◆ **SHORT PROBLEM**:
Copy every line of the material below word for word.

──────

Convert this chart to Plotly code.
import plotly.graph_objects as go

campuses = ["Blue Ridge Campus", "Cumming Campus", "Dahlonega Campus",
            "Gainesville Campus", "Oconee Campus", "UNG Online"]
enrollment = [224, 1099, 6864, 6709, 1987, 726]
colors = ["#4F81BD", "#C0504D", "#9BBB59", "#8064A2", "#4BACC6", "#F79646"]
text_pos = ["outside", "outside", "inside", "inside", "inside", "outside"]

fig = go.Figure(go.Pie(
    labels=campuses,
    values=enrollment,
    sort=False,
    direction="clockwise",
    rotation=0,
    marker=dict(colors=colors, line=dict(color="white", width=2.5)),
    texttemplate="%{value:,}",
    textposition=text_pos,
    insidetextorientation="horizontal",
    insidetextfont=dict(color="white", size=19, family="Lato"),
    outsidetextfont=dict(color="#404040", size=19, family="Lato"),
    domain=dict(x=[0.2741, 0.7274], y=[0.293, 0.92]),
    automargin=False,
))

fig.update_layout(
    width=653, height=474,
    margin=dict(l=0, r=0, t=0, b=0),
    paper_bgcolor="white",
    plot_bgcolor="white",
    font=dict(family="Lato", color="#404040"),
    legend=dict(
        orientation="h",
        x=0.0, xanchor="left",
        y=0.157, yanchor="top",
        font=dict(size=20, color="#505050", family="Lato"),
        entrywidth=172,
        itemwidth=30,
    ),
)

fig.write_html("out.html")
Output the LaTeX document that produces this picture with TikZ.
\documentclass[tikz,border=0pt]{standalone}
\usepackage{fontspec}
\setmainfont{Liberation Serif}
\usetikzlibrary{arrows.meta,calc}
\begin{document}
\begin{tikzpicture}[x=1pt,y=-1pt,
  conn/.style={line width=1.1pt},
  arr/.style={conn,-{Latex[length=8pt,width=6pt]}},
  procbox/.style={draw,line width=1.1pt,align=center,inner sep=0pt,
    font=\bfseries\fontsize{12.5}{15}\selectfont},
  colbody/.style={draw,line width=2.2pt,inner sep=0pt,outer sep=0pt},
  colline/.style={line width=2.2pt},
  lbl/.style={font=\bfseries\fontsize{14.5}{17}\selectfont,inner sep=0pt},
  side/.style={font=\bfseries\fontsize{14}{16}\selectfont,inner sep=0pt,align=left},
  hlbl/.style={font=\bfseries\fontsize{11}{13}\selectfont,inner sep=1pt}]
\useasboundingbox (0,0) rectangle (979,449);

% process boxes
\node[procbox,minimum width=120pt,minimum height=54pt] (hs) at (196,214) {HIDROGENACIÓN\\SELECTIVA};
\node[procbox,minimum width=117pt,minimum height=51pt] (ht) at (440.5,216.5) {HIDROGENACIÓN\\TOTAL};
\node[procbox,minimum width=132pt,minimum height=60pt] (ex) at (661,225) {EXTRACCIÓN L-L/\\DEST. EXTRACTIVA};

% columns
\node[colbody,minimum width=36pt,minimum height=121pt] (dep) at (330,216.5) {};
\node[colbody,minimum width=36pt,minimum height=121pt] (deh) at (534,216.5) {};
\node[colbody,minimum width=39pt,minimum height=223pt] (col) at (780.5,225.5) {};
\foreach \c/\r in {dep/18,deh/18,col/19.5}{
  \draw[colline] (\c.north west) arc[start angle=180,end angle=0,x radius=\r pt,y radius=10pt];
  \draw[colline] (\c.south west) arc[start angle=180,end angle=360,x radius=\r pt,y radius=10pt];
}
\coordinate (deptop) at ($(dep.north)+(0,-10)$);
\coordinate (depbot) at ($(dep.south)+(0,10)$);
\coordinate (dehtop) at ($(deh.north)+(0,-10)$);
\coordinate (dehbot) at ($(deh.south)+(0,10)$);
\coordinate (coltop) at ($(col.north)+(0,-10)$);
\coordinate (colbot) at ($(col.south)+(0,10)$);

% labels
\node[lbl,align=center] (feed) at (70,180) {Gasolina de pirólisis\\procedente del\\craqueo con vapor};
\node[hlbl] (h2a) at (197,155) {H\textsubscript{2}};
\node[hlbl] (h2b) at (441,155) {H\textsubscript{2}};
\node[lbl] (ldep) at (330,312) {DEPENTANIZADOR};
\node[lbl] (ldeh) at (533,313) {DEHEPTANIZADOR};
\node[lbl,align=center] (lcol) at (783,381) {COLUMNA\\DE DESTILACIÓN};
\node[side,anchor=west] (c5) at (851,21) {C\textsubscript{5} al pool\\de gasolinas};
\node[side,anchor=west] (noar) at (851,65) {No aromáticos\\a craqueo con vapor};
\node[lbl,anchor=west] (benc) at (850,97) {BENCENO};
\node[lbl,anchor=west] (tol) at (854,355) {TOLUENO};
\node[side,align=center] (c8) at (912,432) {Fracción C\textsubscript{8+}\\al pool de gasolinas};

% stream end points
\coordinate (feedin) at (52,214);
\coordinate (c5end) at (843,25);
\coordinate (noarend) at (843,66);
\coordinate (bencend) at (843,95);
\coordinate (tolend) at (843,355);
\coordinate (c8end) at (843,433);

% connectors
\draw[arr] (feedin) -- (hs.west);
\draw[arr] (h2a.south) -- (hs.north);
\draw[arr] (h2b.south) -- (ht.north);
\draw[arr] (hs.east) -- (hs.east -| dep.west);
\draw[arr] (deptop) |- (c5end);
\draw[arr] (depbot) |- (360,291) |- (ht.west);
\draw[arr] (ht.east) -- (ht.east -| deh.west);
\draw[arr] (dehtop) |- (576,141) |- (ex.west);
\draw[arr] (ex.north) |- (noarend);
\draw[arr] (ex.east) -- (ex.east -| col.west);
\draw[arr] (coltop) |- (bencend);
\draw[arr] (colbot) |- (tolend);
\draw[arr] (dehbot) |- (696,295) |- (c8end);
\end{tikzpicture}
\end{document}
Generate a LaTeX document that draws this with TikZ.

──────

◆ **TASK OUTPUT**:
Convert this chart to Plotly code.
import plotly.graph_objects as go

campuses = ["Blue Ridge Campus", "Cumming Campus", "Dahlonega Campus",
            "Gainesville Campus", "Oconee Campus", "UNG Online"]
enrollment = [224, 1099, 6864, 6709, 1987, 726]
colors = ["#4F81BD", "#C0504D", "#9BBB59", "#8064A2", "#4BACC6", "#F79646"]
text_pos = ["outside", "outside", "inside", "inside", "inside", "outside"]

fig = go.Figure(go.Pie(
    labels=campuses,
    values=enrollment,
    sort=False,
    direction="clockwise",
    rotation=0,
    marker=dict(colors=colors, line=dict(color="white", width=2.5)),
    texttemplate="%{value:,}",
    textposition=text_pos,
    insidetextorientation="horizontal",
    insidetextfont=dict(color="white", size=19, family="Lato"),
    outsidetextfont=dict(color="#404040", size=19, family="Lato"),
    domain=dict(x=[0.2741, 0.7274], y=[0.293, 0.92]),
    automargin=False,
))

fig.update_layout(
    width=653, height=474,
    margin=dict(l=0, r=0, t=0, b=0),
    paper_bgcolor="white",
    plot_bgcolor="white",
    font=dict(family="Lato", color="#404040"),
    legend=dict(
        orientation="h",
        x=0.0, xanchor="left",
        y=0.157, yanchor="top",
        font=dict(size=20, color="#505050", family="Lato"),
        entrywidth=172,
        itemwidth=30,
    ),
)

fig.write_html("out.html")
Output the LaTeX document that produces this picture with TikZ.
\documentclass[tikz,border=0pt]{standalone}
\usepackage{fontspec}
\setmainfont{Liberation Serif}
\usetikzlibrary{arrows.meta,calc}
\begin{document}
\begin{tikzpicture}[x=1pt,y=-1pt,
  conn/.style={line width=1.1pt},
  arr/.style={conn,-{Latex[length=8pt,width=6pt]}},
  procbox/.style={draw,line width=1.1pt,align=center,inner sep=0pt,
    font=\bfseries\fontsize{12.5}{15}\selectfont},
  colbody/.style={draw,line width=2.2pt,inner sep=0pt,outer sep=0pt},
  colline/.style={line width=2.2pt},
  lbl/.style={font=\bfseries\fontsize{14.5}{17}\selectfont,inner sep=0pt},
  side/.style={font=\bfseries\fontsize{14}{16}\selectfont,inner sep=0pt,align=left},
  hlbl/.style={font=\bfseries\fontsize{11}{13}\selectfont,inner sep=1pt}]
\useasboundingbox (0,0) rectangle (979,449);

% process boxes
\node[procbox,minimum width=120pt,minimum height=54pt] (hs) at (196,214) {HIDROGENACIÓN\\SELECTIVA};
\node[procbox,minimum width=117pt,minimum height=51pt] (ht) at (440.5,216.5) {HIDROGENACIÓN\\TOTAL};
\node[procbox,minimum width=132pt,minimum height=60pt] (ex) at (661,225) {EXTRACCIÓN L-L/\\DEST. EXTRACTIVA};

% columns
\node[colbody,minimum width=36pt,minimum height=121pt] (dep) at (330,216.5) {};
\node[colbody,minimum width=36pt,minimum height=121pt] (deh) at (534,216.5) {};
\node[colbody,minimum width=39pt,minimum height=223pt] (col) at (780.5,225.5) {};
\foreach \c/\r in {dep/18,deh/18,col/19.5}{
  \draw[colline] (\c.north west) arc[start angle=180,end angle=0,x radius=\r pt,y radius=10pt];
  \draw[colline] (\c.south west) arc[start angle=180,end angle=360,x radius=\r pt,y radius=10pt];
}
\coordinate (deptop) at ($(dep.north)+(0,-10)$);
\coordinate (depbot) at ($(dep.south)+(0,10)$);
\coordinate (dehtop) at ($(deh.north)+(0,-10)$);
\coordinate (dehbot) at ($(deh.south)+(0,10)$);
\coordinate (coltop) at ($(col.north)+(0,-10)$);
\coordinate (colbot) at ($(col.south)+(0,10)$);

% labels
\node[lbl,align=center] (feed) at (70,180) {Gasolina de pirólisis\\procedente del\\craqueo con vapor};
\node[hlbl] (h2a) at (197,155) {H\textsubscript{2}};
\node[hlbl] (h2b) at (441,155) {H\textsubscript{2}};
\node[lbl] (ldep) at (330,312) {DEPENTANIZADOR};
\node[lbl] (ldeh) at (533,313) {DEHEPTANIZADOR};
\node[lbl,align=center] (lcol) at (783,381) {COLUMNA\\DE DESTILACIÓN};
\node[side,anchor=west] (c5) at (851,21) {C\textsubscript{5} al pool\\de gasolinas};
\node[side,anchor=west] (noar) at (851,65) {No aromáticos\\a craqueo con vapor};
\node[lbl,anchor=west] (benc) at (850,97) {BENCENO};
\node[lbl,anchor=west] (tol) at (854,355) {TOLUENO};
\node[side,align=center] (c8) at (912,432) {Fracción C\textsubscript{8+}\\al pool de gasolinas};

% stream end points
\coordinate (feedin) at (52,214);
\coordinate (c5end) at (843,25);
\coordinate (noarend) at (843,66);
\coordinate (bencend) at (843,95);
\coordinate (tolend) at (843,355);
\coordinate (c8end) at (843,433);

% connectors
\draw[arr] (feedin) -- (hs.west);
\draw[arr] (h2a.south) -- (hs.north);
\draw[arr] (h2b.south) -- (ht.north);
\draw[arr] (hs.east) -- (hs.east -| dep.west);
\draw[arr] (deptop) |- (c5end);
\draw[arr] (depbot) |- (360,291) |- (ht.west);
\draw[arr] (ht.east) -- (ht.east -| deh.west);
\draw[arr] (dehtop) |- (576,141) |- (ex.west);
\draw[arr] (ex.north) |- (noarend);
\draw[arr] (ex.east) -- (ex.east -| col.west);
\draw[arr] (coltop) |- (bencend);
\draw[arr] (colbot) |- (tolend);
\draw[arr] (dehbot) |- (696,295) |- (c8end);
\end{tikzpicture}
\end{document}
Generate a LaTeX document that draws this with TikZ.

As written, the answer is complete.